> **SET PROBLEM**: Repeat, exactly and only, the lines from the beginning of the data through the line with "import matplotlib.pyplot as plt". Pictures are left out.

> **RECORDED DATA**:
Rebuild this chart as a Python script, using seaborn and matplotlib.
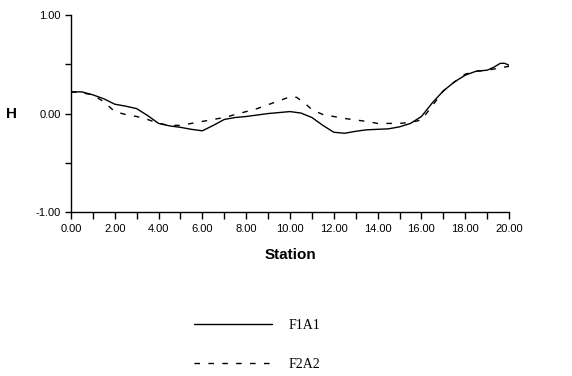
import numpy as np
import pandas as pd
import seaborn as sns
import matplotlib.pyplot as plt

# stations
station_f1 = [0.0, 0.5, 1.0, 1.5, 2.0, 2.5, 3.0, 3.5, 4.0, 4.5, 5.0, 5.5, 6.0, 6.5, 7.0,
              7.5, 8.0, 8.5, 9.0, 9.5, 10.0, 10.5, 11.0, 11.5, 12.0, 12.5, 13.0, 13.5,
              14.0, 14.5, 15.0, 15.5, 16.0, 16.5, 17.0, 17.5, 18.0, 18.5, 19.0, 19.3,
              19.6, 19.8, 20.0]
h_f1 = [0.22, 0.22, 0.19, 0.15, 0.095, 0.075, 0.05, -0.02, -0.10, -0.125, -0.14, -0.16,
        -0.175, -0.12, -0.06, -0.04, -0.03, -0.015, 0.0, 0.01, 0.02, 0.005, -0.04, -0.12,
        -0.19, -0.20, -0.18, -0.165, -0.16, -0.155, -0.135, -0.10, -0.03, 0.11, 0.23,
        0.32, 0.39, 0.43, 0.44, 0.47, 0.51, 0.51, 0.49]

station_f2 = [0.0, 0.5, 1.0, 1.5, 2.0, 2.5, 3.0, 3.5, 4.0, 4.5, 5.0, 5.5, 6.0, 6.5, 7.0,
              7.5, 8.0, 8.5, 9.0, 9.5, 10.0, 10.3, 10.7, 11.0, 11.5, 12.0, 12.5, 13.0,
              13.5, 14.0, 14.5, 15.0, 15.5, 16.0, 16.5, 17.0, 17.5, 18.0, 18.5, 19.0,
              19.5, 20.0]
h_f2 = [0.22, 0.21, 0.19, 0.12, 0.02, -0.01, -0.03, -0.06, -0.10, -0.12, -0.12, -0.10,
        -0.08, -0.06, -0.04, -0.01, 0.02, 0.05, 0.09, 0.13, 0.17, 0.165, 0.10, 0.04,
        -0.01, -0.03, -0.05, -0.065, -0.08, -0.10, -0.10, -0.10, -0.09, -0.065, 0.08,
        0.23, 0.32, 0.40, 0.43, 0.44, 0.46, 0.48]

df = pd.concat([
    pd.DataFrame({'Station': station_f1, 'H': h_f1, 'case': 'F1A1'}),
    pd.DataFrame({'Station': station_f2, 'H': h_f2, 'case': 'F2A2'}),
])

sns.set_style('ticks')
plt.rcParams['font.family'] = ['Liberation Sans', 'DejaVu Sans']
plt.rcParams['text.color'] = 'black'
plt.rcParams['axes.labelcolor'] = 'black'
plt.rcParams['xtick.color'] = 'black'
plt.rcParams['ytick.color'] = 'black'

fig = plt.figure(figsize=(5.72, 3.76), dpi=100)
ax = fig.add_axes([0.124, 0.436, 0.766, 0.524])

sns.lineplot(data=df, x='Station', y='H', style='case', color='black',
             dashes={'F1A1': '', 'F2A2': (4, 6)}, linewidth=1.0, ax=ax,
             sort=False, estimator=None)

ax.set_xlim(0, 20)
ax.set_ylim(-1, 1)
ax.set_xticks(np.arange(0, 21, 2))
ax.set_xticks(np.arange(0, 21, 1), minor=True)
ax.set_xticklabels([f'{v:.2f}' for v in np.arange(0, 21, 2)])
ax.set_yticks([-1, 0, 1])
ax.set_yticks([-0.5, 0.5], minor=True)
ax.set_yticklabels(['-1.00', '0.00', '1.00'])
ax.tick_params(axis='both', which='both', direction='out', length=4, width=1,
               labelsize=8, color='black', labelcolor='black')
ax.tick_params(axis='x', which='both', length=5)
sns.despine(ax=ax)
for s in ['left', 'bottom']:
    ax.spines[s].set_linewidth(1.0)
    ax.spines[s].set_color('black')

ax.set_xlabel('Station', fontsize=11, fontweight='bold', labelpad=10)
ax.set_ylabel('H', fontsize=11, fontweight='bold', rotation=0)
ax.yaxis.set_label_coords(-0.135, 0.5)
ax.yaxis.label.set_verticalalignment('center')

handles, labels = ax.get_legend_handles_labels()
ax.get_legend().remove()
leg = fig.legend(handles, labels, loc='upper left', bbox_to_anchor=(0.318, 0.186),
                 frameon=False, handlelength=5.6, handletextpad=1.2, labelspacing=1.9,
                 prop={'family': ['Liberation Serif', 'DejaVu Serif'], 'size': 10})

fig.savefig('out.png', dpi=100)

> **CORRECT RESULT**:
Rebuild this chart as a Python script, using seaborn and matplotlib.
import numpy as np
import pandas as pd
import seaborn as sns
import matplotlib.pyplot as plt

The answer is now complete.